School of Information Sciences

Schwebel discusses Island of the Blue Dolphins and NPS web resource

Sara Schwebel
Sara L. Schwebel, Professor and Director of the Center for Children's Books

With schools resorting to virtual instruction during the pandemic, educators and families rely on online resources such as the National Park Service's Island of the Blue Dolphins website, which was developed by Sara L. Schwebel, iSchool professor and director of The Center for Children's Books, in partnership with the NPS. In this Q&A, Schwebel discusses how her research on the Island of the Blue Dolphins book led to her work with the NPS and future plans for the Books to Parks initiative.

Why did you choose Scott O’Dell’s book, Island of the Blue Dolphins, for your research?

Island of the Blue Dolphins has arguably been the most widely taught work of children's historical fiction in the United States for decades; as such, it has played an outsized role in children's understanding of the national past. Historians have long been interested in exactly what history children learn in school textbooks. But the history they learn by reading fiction is equally important.

Why do you think Island of the Blue Dolphins has remained a classroom staple after so many years? What lessons does the book teach?

The answer is complicated, and not what everyone wants to hear. The easy response is that the Newbery-winning book narrates a compelling story in beautiful, spare prose. At the time of its original, 1960 publication, it spoke to both the feminist and environmental movements with its strong, female character who flourished alone on an island and cared for its natural resources. But the novel's protagonist is a Native Californian who is alone on the island as a result of imperialism and multinational policies of Indian removal; moreover, the novel is a Vanishing Indian story.
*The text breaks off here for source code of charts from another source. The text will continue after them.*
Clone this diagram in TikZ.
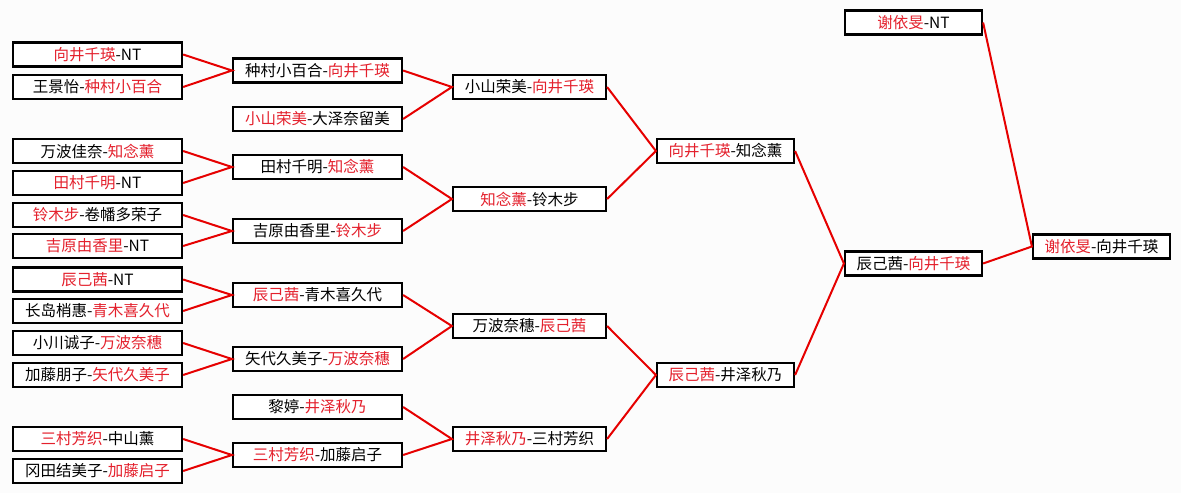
\documentclass[tikz,border=0pt]{standalone}
\usepackage{fontspec}
\setmainfont{Noto Sans CJK SC}
\definecolor{winRed}{RGB}{228,32,44}
\definecolor{lineRed}{RGB}{230,0,0}
\definecolor{paperGray}{RGB}{252,252,252}
\newcommand{\win}[1]{\textcolor{winRed}{#1}}

\begin{document}
\begin{tikzpicture}[x=1pt, y=-1pt,
    box/.style={draw, fill=white, line width=2.2pt, minimum height=24pt, inner sep=0pt, font=\fontsize{15.5}{16}\selectfont},
    wideBox/.style={box, minimum width=169pt},
    midBox/.style={box, minimum width=153pt},
    slimBox/.style={box, minimum width=137pt},
    link/.style={lineRed, line width=2pt}]
        \fill[paperGray] (0,0) rectangle (1181,493);
        \useasboundingbox (0,0) rectangle (1181,493);
        % first round
        \node[wideBox] (a1) at (97.5,54.5) {\win{向井千瑛}-NT};
        \node[wideBox] (a2) at (97.5,87) {王景怡-\win{种村小百合}};
        \node[wideBox] (a3) at (97.5,151) {万波佳奈-\win{知念薰}};
        \node[wideBox] (a4) at (97.5,183) {\win{田村千明}-NT};
        \node[wideBox] (a5) at (97.5,215) {\win{铃木步}-卷幡多荣子};
        \node[wideBox] (a6) at (97.5,246) {\win{吉原由香里}-NT};
        \node[wideBox] (a7) at (97.5,279.5) {\win{辰己茜}-NT};
        \node[wideBox] (a8) at (97.5,311) {长岛梢惠-\win{青木喜久代}};
        \node[wideBox] (a9) at (97.5,343) {小川诚子-\win{万波奈穗}};
        \node[wideBox] (a10) at (97.5,375) {加藤朋子-\win{矢代久美子}};
        \node[wideBox] (a11) at (97.5,439) {\win{三村芳织}-中山薰};
        \node[wideBox] (a12) at (97.5,471) {冈田结美子-\win{加藤启子}};
        % second round
        \node[wideBox] (b1) at (317.5,70.5) {种村小百合-\win{向井千瑛}};
        \node[wideBox] (b2) at (317.5,119) {\win{小山荣美}-大泽奈留美};
        \node[wideBox] (b3) at (317.5,167) {田村千明-\win{知念薰}};
        \node[wideBox] (b4) at (317.5,231) {吉原由香里-\win{铃木步}};
        \node[wideBox] (b5) at (317.5,295) {\win{辰己茜}-青木喜久代};
        \node[wideBox] (b6) at (317.5,359) {矢代久美子-\win{万波奈穗}};
        \node[wideBox] (b7) at (317.5,407) {黎婷-\win{井泽秋乃}};
        \node[wideBox] (b8) at (317.5,455) {\win{三村芳织}-加藤启子};
        % third round
        \node[midBox] (c1) at (529.5,87) {小山荣美-\win{向井千瑛}};
        \node[midBox] (c2) at (529.5,199) {\win{知念薰}-铃木步};
        \node[midBox] (c3) at (529.5,326) {万波奈穗-\win{辰己茜}};
        \node[midBox] (c4) at (529.5,439) {\win{井泽秋乃}-三村芳织};
        % quarter and semi
        \node[slimBox] (d1) at (725.5,151) {\win{向井千瑛}-知念薰};
        \node[slimBox] (d2) at (725.5,375) {\win{辰己茜}-井泽秋乃};
        \node[slimBox] (e0) at (913.5,22.5) {\win{谢依旻}-NT};
        \node[slimBox] (e1) at (913.5,263.5) {辰己茜-\win{向井千瑛}};
        \node[slimBox] (f1) at (1101.5,246.5) {\win{谢依旻}-向井千瑛};
        % links
        \draw[link] (a1.east) -- (b1.west) -- (a2.east);
        \draw[link] (a3.east) -- (b3.west) -- (a4.east);
        \draw[link] (a5.east) -- (b4.west) -- (a6.east);
        \draw[link] (a7.east) -- (b5.west) -- (a8.east);
        \draw[link] (a9.east) -- (b6.west) -- (a10.east);
        \draw[link] (a11.east) -- (b8.west) -- (a12.east);
        \draw[link] (b1.east) -- (c1.west) -- (b2.east);
        \draw[link] (b3.east) -- (c2.west) -- (b4.east);
        \draw[link] (b5.east) -- (c3.west) -- (b6.east);
        \draw[link] (b7.east) -- (c4.west) -- (b8.east);
        \draw[link] (c1.east) -- (d1.west) -- (c2.east);
        \draw[link] (c3.east) -- (d2.west) -- (c4.east);
        \draw[link] (d1.east) -- (e1.west) -- (d2.east);
        \draw[link] (e0.east) -- (f1.west) -- (e1.east);
      \end{tikzpicture}
\end{document}
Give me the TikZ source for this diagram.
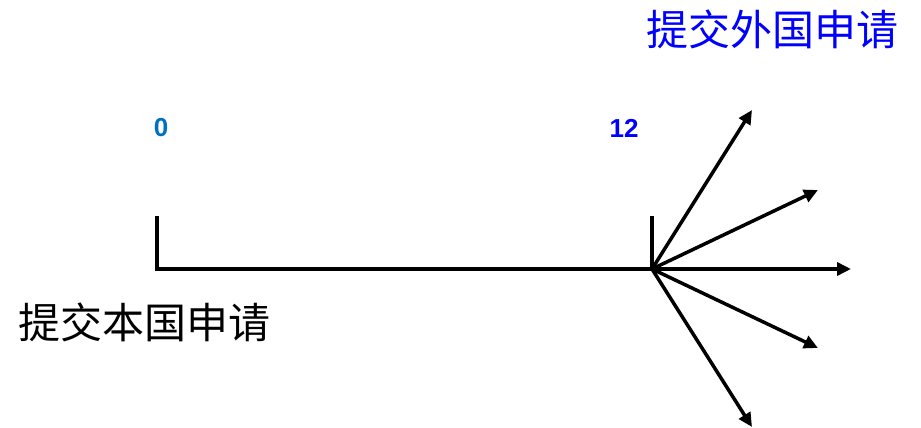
\documentclass[tikz,border=0pt]{standalone}
\usepackage{fontspec}
\setmainfont{Liberation Sans}
\newfontfamily\cjk{Noto Sans CJK SC}
\usetikzlibrary{arrows.meta}
\definecolor{numblue}{RGB}{0,112,192}
\definecolor{pureblue}{RGB}{0,0,255}
\tikzset{
  axis/.style={line width=4pt},
  ray/.style={line width=3.5pt,-{Triangle[length=14pt,width=13pt]}},
  numlbl/.style={font=\fontsize{26}{26}\selectfont\bfseries,inner sep=0pt},
  cjklbl/.style={font=\cjk\fontsize{42}{42}\selectfont,inner sep=0pt}
}
\begin{document}
\begin{tikzpicture}[x=1pt,y=-1pt]
\useasboundingbox (0,0) rectangle (921,428);
\coordinate (l0) at (157,216);
\coordinate (o0) at (157,269);
\coordinate (c) at (652,269);
\coordinate (ctop) at (652,216);
\coordinate (t1) at (752,110);
\coordinate (t2) at (818,190);
\coordinate (t3) at (851,269);
\coordinate (t4) at (818,348);
\coordinate (t5) at (752,427);
\draw[axis,line join=miter] (l0) -- (o0) -- (c);
\draw[axis] (ctop) -- (c);
\foreach \t in {t1,t2,t3,t4,t5} \draw[ray] (c) -- (\t);
\node[numlbl,text=numblue] (n0) at (161,128) {0};
\node[numlbl,text=pureblue] (n12) at (624,128) {12};
\node[cjklbl,text=pureblue] (foreign) at (772,29) {提交外国申请};
\node[cjklbl,text=black] (home) at (145,322) {提交本国申请};
\end{tikzpicture}
\end{document}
At the book's end, the protagonist has been "rescued" by white hunters and a priest and brought to the California mainland. Readers are told in the afterword that she died just seven weeks later, as the last of her people. (In fact, the rapidity of her death is true, but she was not "the last of her race.") Today's readers are more conscious than those of the past that Dolphins is not an #OwnVoices text. Yet the irony of labeling an indigenous woman a "female Crusoe" is more difficult for many to see. My hope is that children, parents, and teachers will read Island of the Blue Dolphins alongside a wealth of historical and scientific material on the NPS website (as well as in conversation with #Own Voices texts) to better understand how the stories we tell—and how we tell stories—matter.

Tell me about the Island of the Blue Dolphins project with the National Park Service. How did the project originate?

Fortuitous timing! I had written about Island of the Blue Dolphins in my first book, Child-Sized History: Fictions of the Past in U.S. Classrooms (Vanderbilt, 2011), and I was in the process of creating a critical edition of the novel as part of my plan to publish a deeply researched, critical resource on the book that would be accessible to elementary school teachers and librarians: the people who introduce Dolphins to children.  I contacted the Channel Islands National Park because I knew that teachers frequently sought them out for information about the real, historical story that shapes the structure of the novel (it is set on a California Channel Island during the early nineteenth century). As it turned out, the park was in the beginning stages of creating a web resource on the novel; we decided to partner, and the project grew broader and deeper than any of us could have imagined at the time.

How has the Island of the Blue Dolphins NPS site been used by educators and parents?

It's always difficult to know how resources you've sent out into the world are utilized, but prior to the pandemic, I Skyped with fourth grade classrooms who interacted with a variety of media on the website as their class studied Island of the Blue Dolphins. The children asked insightful questions about the choices O'Dell made in his story, so I know that the website helped them to think about what was fact and what was fiction—and why that mattered.

What are your plans for partnering with the NPS to expand the Books to Parks initiative?

The website is the first in a Books to Parks initiative that, in linking award-winning children's literature to national parks, creates pathways for every child in the United States to visit and be inspired by our national treasures: public lands protected for the benefit of all.

The Center for Children's Books plans to partner with the NPS to create a landing page that provides a list of books-to-parks links. As individual parks decide that they are interested in building an expanded site with multiple features—similar in kind to the Island of the Blue Dolphins site—I will work with iSchool students to offer support in the form of research and the creation of a variety of content, such as K-12 lesson plans, interactive maps, and digital archives.